↓↓↓

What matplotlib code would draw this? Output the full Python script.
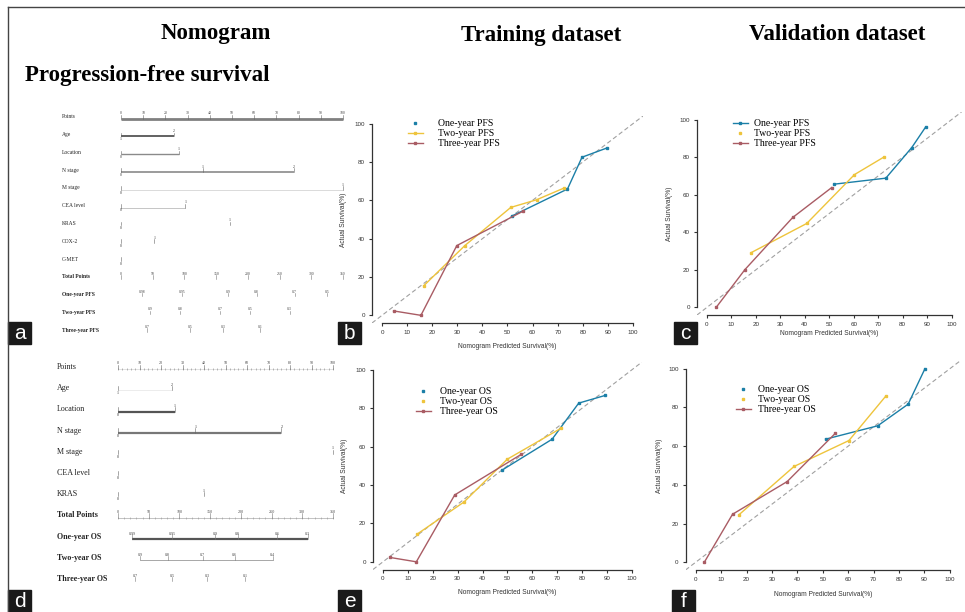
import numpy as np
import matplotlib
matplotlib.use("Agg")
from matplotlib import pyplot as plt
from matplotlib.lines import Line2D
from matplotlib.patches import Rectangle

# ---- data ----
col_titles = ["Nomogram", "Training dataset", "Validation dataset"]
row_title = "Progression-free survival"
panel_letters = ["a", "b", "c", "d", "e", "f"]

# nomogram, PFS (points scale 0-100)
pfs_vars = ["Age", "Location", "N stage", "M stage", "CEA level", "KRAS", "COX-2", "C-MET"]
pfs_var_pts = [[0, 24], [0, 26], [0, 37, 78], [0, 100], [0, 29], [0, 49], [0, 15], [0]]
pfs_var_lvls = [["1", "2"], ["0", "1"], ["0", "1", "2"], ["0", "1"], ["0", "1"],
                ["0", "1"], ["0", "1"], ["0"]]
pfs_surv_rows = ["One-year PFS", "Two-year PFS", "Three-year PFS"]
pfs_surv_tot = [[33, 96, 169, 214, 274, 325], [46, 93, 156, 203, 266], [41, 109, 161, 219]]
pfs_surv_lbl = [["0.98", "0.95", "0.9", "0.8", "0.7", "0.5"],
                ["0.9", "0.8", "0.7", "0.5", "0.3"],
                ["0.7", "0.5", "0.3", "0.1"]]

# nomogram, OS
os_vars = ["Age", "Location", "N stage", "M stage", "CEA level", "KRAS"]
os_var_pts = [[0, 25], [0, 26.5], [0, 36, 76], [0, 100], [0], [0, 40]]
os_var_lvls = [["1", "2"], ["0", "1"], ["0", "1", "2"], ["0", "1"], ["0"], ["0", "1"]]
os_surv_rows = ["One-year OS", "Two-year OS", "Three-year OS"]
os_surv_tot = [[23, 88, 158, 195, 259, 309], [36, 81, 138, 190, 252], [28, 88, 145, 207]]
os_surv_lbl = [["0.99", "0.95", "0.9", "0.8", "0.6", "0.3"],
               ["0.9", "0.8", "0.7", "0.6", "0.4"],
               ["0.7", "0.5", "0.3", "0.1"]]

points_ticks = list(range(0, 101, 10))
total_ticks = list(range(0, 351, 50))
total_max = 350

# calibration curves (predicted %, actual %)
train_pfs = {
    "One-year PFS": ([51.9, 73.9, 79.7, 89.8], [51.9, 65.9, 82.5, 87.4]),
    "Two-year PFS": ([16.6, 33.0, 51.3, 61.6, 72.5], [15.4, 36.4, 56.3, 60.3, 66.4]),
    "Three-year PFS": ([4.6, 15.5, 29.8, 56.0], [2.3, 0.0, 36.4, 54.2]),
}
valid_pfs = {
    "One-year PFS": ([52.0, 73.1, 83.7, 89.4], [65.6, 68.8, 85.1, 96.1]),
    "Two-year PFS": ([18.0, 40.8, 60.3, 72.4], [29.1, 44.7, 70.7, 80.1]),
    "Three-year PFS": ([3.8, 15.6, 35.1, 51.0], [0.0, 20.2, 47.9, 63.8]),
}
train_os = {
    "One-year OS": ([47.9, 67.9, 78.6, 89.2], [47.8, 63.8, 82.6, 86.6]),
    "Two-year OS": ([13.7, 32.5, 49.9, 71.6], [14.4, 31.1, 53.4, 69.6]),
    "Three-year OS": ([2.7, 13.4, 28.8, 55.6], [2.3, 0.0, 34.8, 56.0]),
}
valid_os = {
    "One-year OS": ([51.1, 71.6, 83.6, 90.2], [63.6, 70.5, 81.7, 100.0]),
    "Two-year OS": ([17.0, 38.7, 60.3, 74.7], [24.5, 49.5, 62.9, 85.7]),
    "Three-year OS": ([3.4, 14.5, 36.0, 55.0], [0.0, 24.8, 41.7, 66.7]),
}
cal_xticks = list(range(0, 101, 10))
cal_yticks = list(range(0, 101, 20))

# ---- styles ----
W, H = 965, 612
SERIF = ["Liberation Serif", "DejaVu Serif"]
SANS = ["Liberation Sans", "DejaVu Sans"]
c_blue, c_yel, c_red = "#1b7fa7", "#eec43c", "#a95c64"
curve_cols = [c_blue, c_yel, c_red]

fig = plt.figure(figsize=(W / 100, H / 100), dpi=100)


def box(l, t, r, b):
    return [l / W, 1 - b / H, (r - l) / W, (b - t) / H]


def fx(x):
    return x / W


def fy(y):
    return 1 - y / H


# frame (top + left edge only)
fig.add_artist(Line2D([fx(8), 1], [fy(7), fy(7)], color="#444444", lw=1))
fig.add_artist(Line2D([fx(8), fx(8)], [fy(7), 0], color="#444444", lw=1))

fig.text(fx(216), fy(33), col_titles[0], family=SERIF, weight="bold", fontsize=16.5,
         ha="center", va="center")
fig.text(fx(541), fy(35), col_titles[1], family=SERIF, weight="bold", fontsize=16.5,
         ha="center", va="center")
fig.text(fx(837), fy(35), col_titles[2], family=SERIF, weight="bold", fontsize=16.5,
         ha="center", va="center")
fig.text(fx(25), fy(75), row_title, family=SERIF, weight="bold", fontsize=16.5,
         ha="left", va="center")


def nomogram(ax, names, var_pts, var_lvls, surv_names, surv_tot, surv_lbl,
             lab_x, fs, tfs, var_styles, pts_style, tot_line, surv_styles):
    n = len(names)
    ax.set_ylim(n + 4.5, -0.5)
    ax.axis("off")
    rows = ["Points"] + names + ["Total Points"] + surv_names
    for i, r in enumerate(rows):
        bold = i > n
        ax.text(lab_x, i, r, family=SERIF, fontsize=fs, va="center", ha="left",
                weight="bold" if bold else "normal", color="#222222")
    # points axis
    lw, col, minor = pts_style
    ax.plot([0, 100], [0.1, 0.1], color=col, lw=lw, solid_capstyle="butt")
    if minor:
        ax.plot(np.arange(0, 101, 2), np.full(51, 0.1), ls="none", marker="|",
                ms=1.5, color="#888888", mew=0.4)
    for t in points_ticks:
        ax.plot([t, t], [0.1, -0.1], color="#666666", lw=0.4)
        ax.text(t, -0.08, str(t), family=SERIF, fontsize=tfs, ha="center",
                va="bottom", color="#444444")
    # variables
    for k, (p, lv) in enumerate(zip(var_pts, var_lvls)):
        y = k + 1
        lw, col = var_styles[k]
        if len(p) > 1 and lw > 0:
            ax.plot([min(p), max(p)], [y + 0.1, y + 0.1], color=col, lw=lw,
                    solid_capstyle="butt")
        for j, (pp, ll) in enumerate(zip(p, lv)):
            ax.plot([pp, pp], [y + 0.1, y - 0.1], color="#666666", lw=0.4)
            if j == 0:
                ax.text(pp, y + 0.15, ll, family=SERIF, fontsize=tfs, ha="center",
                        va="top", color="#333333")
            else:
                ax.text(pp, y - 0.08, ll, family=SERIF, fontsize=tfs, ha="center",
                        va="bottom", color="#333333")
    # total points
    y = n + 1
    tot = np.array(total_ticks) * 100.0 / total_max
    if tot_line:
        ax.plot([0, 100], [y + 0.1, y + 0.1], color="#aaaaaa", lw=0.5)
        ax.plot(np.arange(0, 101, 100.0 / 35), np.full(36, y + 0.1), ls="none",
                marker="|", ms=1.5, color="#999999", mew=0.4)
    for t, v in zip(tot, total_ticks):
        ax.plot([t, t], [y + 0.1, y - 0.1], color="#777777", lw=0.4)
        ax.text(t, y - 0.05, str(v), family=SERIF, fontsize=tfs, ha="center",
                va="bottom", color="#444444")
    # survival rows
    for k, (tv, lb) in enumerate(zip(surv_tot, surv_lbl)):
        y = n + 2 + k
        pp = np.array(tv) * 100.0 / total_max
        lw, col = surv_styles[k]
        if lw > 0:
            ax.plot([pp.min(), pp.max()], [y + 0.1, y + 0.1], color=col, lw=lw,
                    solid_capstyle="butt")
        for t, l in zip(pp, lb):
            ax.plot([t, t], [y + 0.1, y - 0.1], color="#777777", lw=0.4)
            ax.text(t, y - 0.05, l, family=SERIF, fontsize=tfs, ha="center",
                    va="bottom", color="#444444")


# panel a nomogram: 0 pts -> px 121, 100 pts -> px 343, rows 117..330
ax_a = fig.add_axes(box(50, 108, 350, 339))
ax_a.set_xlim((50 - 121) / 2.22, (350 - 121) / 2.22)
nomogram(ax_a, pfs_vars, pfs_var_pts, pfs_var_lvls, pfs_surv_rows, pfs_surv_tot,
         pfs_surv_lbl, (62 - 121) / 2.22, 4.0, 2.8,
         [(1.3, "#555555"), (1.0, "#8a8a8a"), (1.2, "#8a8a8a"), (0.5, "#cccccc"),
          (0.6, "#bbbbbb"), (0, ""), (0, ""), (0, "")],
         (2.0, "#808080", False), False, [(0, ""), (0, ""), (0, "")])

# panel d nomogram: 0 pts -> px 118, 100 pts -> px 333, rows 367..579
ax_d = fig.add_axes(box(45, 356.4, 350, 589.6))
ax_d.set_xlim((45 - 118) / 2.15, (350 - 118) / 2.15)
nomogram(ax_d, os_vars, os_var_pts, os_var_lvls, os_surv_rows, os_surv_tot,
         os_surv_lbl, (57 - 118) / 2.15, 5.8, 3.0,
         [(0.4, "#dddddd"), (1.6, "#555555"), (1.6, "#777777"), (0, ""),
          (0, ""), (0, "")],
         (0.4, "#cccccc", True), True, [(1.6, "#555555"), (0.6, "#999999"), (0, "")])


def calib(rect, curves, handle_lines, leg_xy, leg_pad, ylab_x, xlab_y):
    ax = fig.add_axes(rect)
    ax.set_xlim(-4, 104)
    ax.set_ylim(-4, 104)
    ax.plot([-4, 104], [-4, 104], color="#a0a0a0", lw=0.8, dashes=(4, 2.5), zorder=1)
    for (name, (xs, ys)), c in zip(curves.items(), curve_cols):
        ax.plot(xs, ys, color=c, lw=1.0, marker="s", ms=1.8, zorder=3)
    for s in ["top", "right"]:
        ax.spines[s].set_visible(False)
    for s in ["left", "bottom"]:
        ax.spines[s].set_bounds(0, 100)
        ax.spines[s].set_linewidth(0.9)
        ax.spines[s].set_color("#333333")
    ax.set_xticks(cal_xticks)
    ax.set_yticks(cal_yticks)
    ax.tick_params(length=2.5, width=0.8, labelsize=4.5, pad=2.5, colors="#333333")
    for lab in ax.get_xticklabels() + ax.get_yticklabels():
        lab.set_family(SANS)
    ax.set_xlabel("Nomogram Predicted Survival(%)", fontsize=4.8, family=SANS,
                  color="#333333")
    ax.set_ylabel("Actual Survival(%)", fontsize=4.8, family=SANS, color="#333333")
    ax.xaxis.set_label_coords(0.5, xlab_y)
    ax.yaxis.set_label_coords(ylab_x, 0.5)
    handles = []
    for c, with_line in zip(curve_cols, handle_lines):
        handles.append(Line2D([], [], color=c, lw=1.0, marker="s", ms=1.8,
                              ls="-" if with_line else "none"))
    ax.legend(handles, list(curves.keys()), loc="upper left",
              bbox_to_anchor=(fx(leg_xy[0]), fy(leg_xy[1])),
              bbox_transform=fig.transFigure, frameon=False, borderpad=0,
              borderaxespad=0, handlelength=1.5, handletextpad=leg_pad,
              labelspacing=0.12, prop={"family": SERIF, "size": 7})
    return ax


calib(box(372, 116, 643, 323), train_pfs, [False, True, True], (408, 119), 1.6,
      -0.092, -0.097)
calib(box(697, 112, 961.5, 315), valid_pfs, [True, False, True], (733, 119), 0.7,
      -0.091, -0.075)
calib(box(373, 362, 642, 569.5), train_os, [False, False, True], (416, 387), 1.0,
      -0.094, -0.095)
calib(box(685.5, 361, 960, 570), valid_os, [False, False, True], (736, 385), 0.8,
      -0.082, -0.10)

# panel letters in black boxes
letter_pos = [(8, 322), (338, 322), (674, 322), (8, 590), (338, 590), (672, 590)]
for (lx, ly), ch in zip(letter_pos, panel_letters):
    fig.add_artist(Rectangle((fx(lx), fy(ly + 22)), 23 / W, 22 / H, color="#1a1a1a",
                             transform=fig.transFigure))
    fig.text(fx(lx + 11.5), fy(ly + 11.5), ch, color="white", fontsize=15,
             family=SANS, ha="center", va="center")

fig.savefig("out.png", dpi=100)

↑↑↑

## Exercise objective
Restate, line by line and word for word, everything from the top of the material through the line that contains "total_max = 350". Leave pictures out.

## Output of the exercise
What matplotlib code would draw this? Output the full Python script.
import numpy as np
import matplotlib
matplotlib.use("Agg")
from matplotlib import pyplot as plt
from matplotlib.lines import Line2D
from matplotlib.patches import Rectangle

# ---- data ----
col_titles = ["Nomogram", "Training dataset", "Validation dataset"]
row_title = "Progression-free survival"
panel_letters = ["a", "b", "c", "d", "e", "f"]

# nomogram, PFS (points scale 0-100)
pfs_vars = ["Age", "Location", "N stage", "M stage", "CEA level", "KRAS", "COX-2", "C-MET"]
pfs_var_pts = [[0, 24], [0, 26], [0, 37, 78], [0, 100], [0, 29], [0, 49], [0, 15], [0]]
pfs_var_lvls = [["1", "2"], ["0", "1"], ["0", "1", "2"], ["0", "1"], ["0", "1"],
                ["0", "1"], ["0", "1"], ["0"]]
pfs_surv_rows = ["One-year PFS", "Two-year PFS", "Three-year PFS"]
pfs_surv_tot = [[33, 96, 169, 214, 274, 325], [46, 93, 156, 203, 266], [41, 109, 161, 219]]
pfs_surv_lbl = [["0.98", "0.95", "0.9", "0.8", "0.7", "0.5"],
                ["0.9", "0.8", "0.7", "0.5", "0.3"],
                ["0.7", "0.5", "0.3", "0.1"]]

# nomogram, OS
os_vars = ["Age", "Location", "N stage", "M stage", "CEA level", "KRAS"]
os_var_pts = [[0, 25], [0, 26.5], [0, 36, 76], [0, 100], [0], [0, 40]]
os_var_lvls = [["1", "2"], ["0", "1"], ["0", "1", "2"], ["0", "1"], ["0"], ["0", "1"]]
os_surv_rows = ["One-year OS", "Two-year OS", "Three-year OS"]
os_surv_tot = [[23, 88, 158, 195, 259, 309], [36, 81, 138, 190, 252], [28, 88, 145, 207]]
os_surv_lbl = [["0.99", "0.95", "0.9", "0.8", "0.6", "0.3"],
               ["0.9", "0.8", "0.7", "0.6", "0.4"],
               ["0.7", "0.5", "0.3", "0.1"]]

points_ticks = list(range(0, 101, 10))
total_ticks = list(range(0, 351, 50))
total_max = 350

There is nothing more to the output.